Bloomberg is reporting this morning that congressional Republicans will begin working to repeal Obamacare before Donald Trump is even inaugurated, with the Senate beginning to lay the groundwork in early January.
There has been speculation in recent weeks that without something to replace Barack Obama’s signature legislative accomplishment, the Affordable Care Act, the GOP would be setting themselves (and the nation) up for calamity. Many commentators had therefore reached the conclusion that they would slow pedal their promise to repeal.
The opposite appears to be true. According to Bloomberg, “The first major act of the unified Republican government in 2017 will be a vote in Congress to begin tearing down Obamacare.” Realizing, however, that the blowback could be harsh, they’ll simply pretend they had nothing to do with it:
To cushion the political blow of upending the system, party leaders are putting out a stream of statements portraying Obamacare as collapsing on its own.
Meanwhile, Obamacare enrollments have been setting records in the waning months of 2016, with the “Department of Health and Human Services report[ing] that signups reached 6.4 million by the Dec. 19 deadline, an increase of 400,000 over the previous year’s number at this time.”

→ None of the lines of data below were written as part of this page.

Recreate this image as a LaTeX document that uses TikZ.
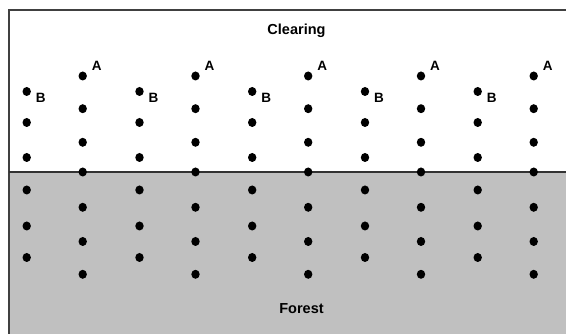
\documentclass[tikz,border=0pt]{standalone}
\usetikzlibrary{shapes.geometric}
\usepackage{fontspec}
\setmainfont{Liberation Sans}
\begin{document}
\begin{tikzpicture}[x=1pt,y=1pt,
  dot/.style={ellipse,fill=black,inner sep=0pt,minimum width=8.4pt,minimum height=9pt},
  lbl/.style={font=\fontsize{13.5}{13.5}\selectfont\bfseries,inner sep=0pt},
  title/.style={font=\fontsize{14.5}{14.5}\selectfont\bfseries,inner sep=0pt}]
\useasboundingbox (0,0) rectangle (566,334);
\clip (0,0) rectangle (566,334);
% forest fill
\fill[fill={rgb,255:red,192;green,192;blue,192}] (9,-10) rectangle (580,162);
% frame
\draw[line width=1.4pt,draw={rgb,255:red,64;green,64;blue,64}] (9,-10) -- (9,324) -- (580,324);
% divider
\draw[line width=2pt,draw={rgb,255:red,50;green,50;blue,50}] (9,162) -- (580,162);
% A columns
\foreach \k/\x in {1/82.7,2/195.5,3/308.2,4/421,5/533.7}{
  \foreach \r/\y in {1/76,2/108.7,3/142.3,4/172,5/207.3,6/241.5,7/274.3}{
    \node[dot] (a\k-\r) at (\x,334-\y) {};
  }
  \node[lbl] (la\k) at ([xshift=14pt,yshift=10pt]a\k-1.center) {A};
}
% B columns
\foreach \k/\x in {1/26.7,2/139.5,3/252.2,4/365,5/477.7}{
  \foreach \r/\y in {1/91.5,2/122.5,3/157.5,4/190,5/226,6/257.5}{
    \node[dot] (b\k-\r) at (\x,334-\y) {};
  }
  \node[lbl] (lb\k) at ([xshift=14pt,yshift=-6.5pt]b\k-1.center) {B};
}
\node[title] (clearing) at (296.5,334-31) {Clearing};
\node[title] (forest) at (301.5,334-309) {Forest};
\end{tikzpicture}
\end{document}
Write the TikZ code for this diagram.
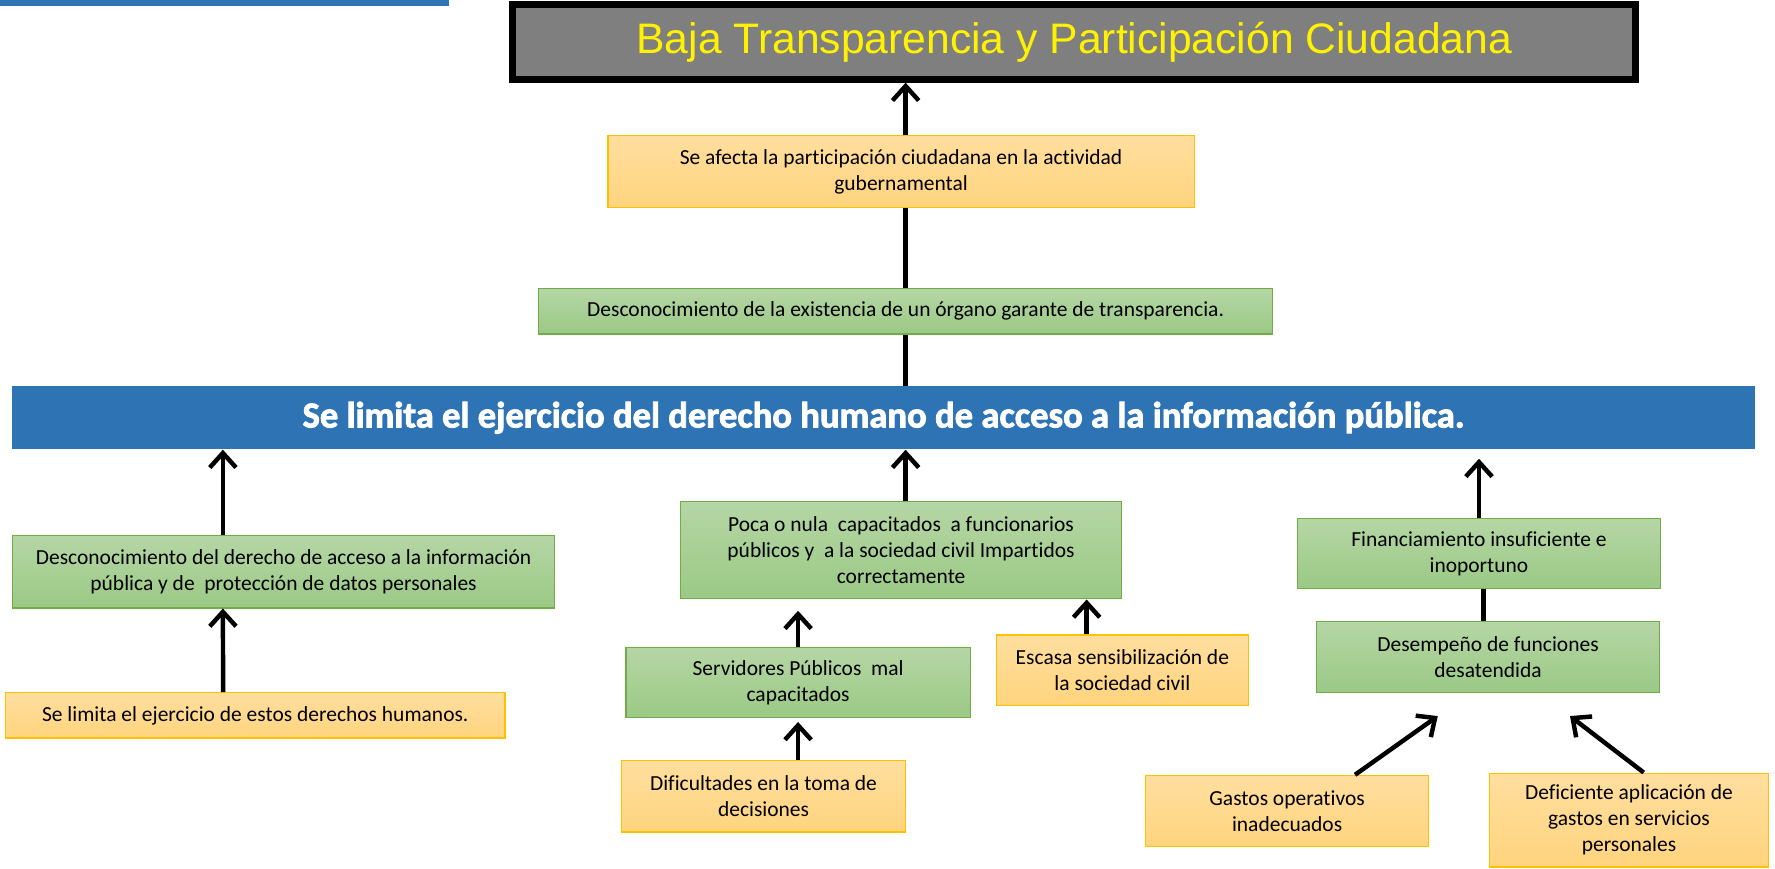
\documentclass[tikz,border=0pt]{standalone}
\usepackage{fontspec}
\setmainfont{Carlito}[Ligatures=NoCommon]
\newfontfamily\arialf{Liberation Sans}
\newfontfamily\heavyf{Carlito}[Ligatures=NoCommon, BoldFeatures={FakeBold=2.2}]
\usepackage{tikz}
\usetikzlibrary{calc,arrows.meta}
\definecolor{barblue}{HTML}{2E74B5}
\definecolor{gtop}{HTML}{B5D6A5}
\definecolor{gbot}{HTML}{9BC985}
\definecolor{gline}{HTML}{70AD47}
\definecolor{otop}{HTML}{FFDE9E}
\definecolor{obot}{HTML}{FFD47E}
\definecolor{oline}{HTML}{FFC000}
\definecolor{ttlgray}{HTML}{7F7F7F}

\begin{document}
\begin{tikzpicture}
[>={Straight Barb[length=3.2mm,width=5.8mm]},
 gbox/.style={draw=gline, line width=0.8pt, top color=gtop, bottom color=gbot, align=center, inner sep=0pt, font=\fontsize{13.5}{16.4}\selectfont},
 obox/.style={draw=oline, line width=0.8pt, top color=otop, bottom color=obot, align=center, inner sep=0pt, font=\fontsize{13.5}{16.4}\selectfont},
 arr/.style={draw, ->, line width=2.8pt},
 ln/.style={draw, line width=2.8pt}]
    \useasboundingbox (0,0) rectangle (39.2,-19.175);
    \fill[barblue] (0,0) rectangle (9.925,-0.125);
    \node[draw=black, line width=4.4pt, fill=ttlgray, minimum width=24.8cm, minimum height=1.65cm, font=\arialf\fontsize{26.8}{30}\selectfont, text=yellow] (T) at (23.725,-0.925) {Baja Transparencia y Participación Ciudadana};
    \node[obox, minimum width=12.95cm, minimum height=1.575cm] (A) at (19.9,-3.7875) {Se afecta la participación ciudadana en la actividad\\gubernamental};
    \node[gbox, minimum width=16.2cm, minimum height=1.0cm] (E) at (20.0,-6.875) {Desconocimiento de la existencia de un órgano garante de transparencia.};
    \node[fill=barblue, minimum width=38.475cm, minimum height=1.4cm, text=white, font=\heavyf\bfseries\fontsize{23}{26}\selectfont] (B) at (19.5125,-9.225) {Se limita el ejercicio del derecho humano de acceso a la información pública.};
    \node[gbox, minimum width=11.975cm, minimum height=1.6cm] (D) at (6.2625,-12.625) {Desconocimiento del derecho de acceso a la información\\pública y de\ \ protección de datos personales};
    \node[obox, minimum width=11.025cm, minimum height=1.0cm] (L) at (5.6375,-15.8) {Se limita el ejercicio de estos derechos humanos.};
    \node[gbox, minimum width=9.75cm, minimum height=2.15cm] (P) at (19.9,-12.15) {Poca o nula\ \ capacitados\ \ a funcionarios\\públicos y\ \ a la sociedad civil Impartidos\\correctamente};
    \node[gbox, minimum width=7.6cm, minimum height=1.55cm] (S) at (17.625,-15.075) {Servidores Públicos\ \ mal\\capacitados};
    \node[obox, minimum width=6.275cm, minimum height=1.575cm] (Di) at (16.8625,-17.5875) {Dificultades en la toma de\\decisiones};
    \node[obox, minimum width=5.575cm, minimum height=1.55cm] (Es) at (24.7875,-14.8) {Escasa sensibilización de\\la sociedad civil};
    \node[gbox, minimum width=8.025cm, minimum height=1.55cm] (F) at (32.6625,-12.225) {Financiamiento insuficiente e\\inoportuno};
    \node[gbox, minimum width=7.575cm, minimum height=1.575cm] (De) at (32.8625,-14.5125) {Desempeño de funciones\\desatendida};
    \node[obox, minimum width=6.25cm, minimum height=1.575cm] (G) at (28.425,-17.9125) {Gastos operativos\\inadecuados};
    \node[obox, minimum width=6.15cm, minimum height=2.075cm] (Dp) at (35.975,-18.1125) {Deficiente aplicación de\\gastos en servicios\\personales};
    % upper chain
    \path[arr] ($(A.north)+(0.1,0)$) -- ($(A.north |- T.south)+(0.1,0)$);
    \path[ln] (E.north) -- (E.north |- A.south);
    \path[ln] (E.south |- B.north) -- (E.south);
    % left branch
    \path[arr] ($(L.north)+(-0.71,0)$) -- ($(D.south)+(-1.34,0)$);
    \path[arr] ($(D.north)+(-1.34,0)$) -- ($(D.north |- B.south)+(-1.34,0)$);
    % middle branch
    \path[arr] ($(P.north)+(0.1,0)$) -- ($(P.north |- B.south)+(0.1,0)$);
    \path[arr] (S.north) -- ($(S.north |- P.south)+(0,-0.25)$);
    \path[arr] (S.south |- Di.north) -- ($(S.south)+(0,-0.08)$);
    \path[arr] ($(Es.north)+(-0.79,0)$) -- ($(Es.north |- P.south)+(-0.79,0)$);
    % right branch
    \path[arr] (F.north) -- ($(F.north |- B.south)+(0,-0.2)$);
    \path[ln] ($(De.north)+(-0.1,0)$) -- ($(De.north |- F.south)+(-0.1,0)$);
    \path[arr] ($(G.north)+(1.5,0)$) -- ($(De.south)+(-1.11,-0.5)$);
    \path[arr] ($(Dp.north)+(0.325,0)$) -- ($(De.south)+(1.81,-0.5)$);
\end{tikzpicture}
\end{document}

Moreover, Republicans are considering punting on a replacement all together until after the 2020 elections.
Republicans are debating 3-yr or 2-yr ACA repeal delay. There's also talk of a FOUR-yr delay to avoid 2020 election. https://t.co/GG6tIqBUGG
— Sahil Kapur (@sahilkapur) December 29, 2016
News of Republicans’ plans to begin repeal immediately comes just a day after the Congressional Budget Office got involved, “issuing a fierce warning to Republicans in the form of …a sternly worded blog post.” The nonpartisan budget analyzing agency, which would score any replacement proposals, essentially told Republicans that they won’t play games, saying they “won’t let Republicans count especially skimpy coverage as health insurance.”
VOX explains why this matters:
This is important, because in principle you could provide insurance coverage to everyone while spending practically nothing if you were willing to make the insurance totally worthless. Imagine a government program offering everyone a government-run insurance plan with a $1 million deductible, 85 percent copays, and no coverage of preventative care. You could say that’s a health insurance plan — just a really terrible one.
In short, Republicans haven’t solved any of the problems that made Obamacare repeal look like a disaster, but they’ve decided they’ll go ahead and do it anyway, letting the chips fall where they may. In this case, that will include kicking approximately 24 million non-seniors off insurance within the next ten years.
And then they’ll simply do the only thing they know how to do anymore: blame Obama.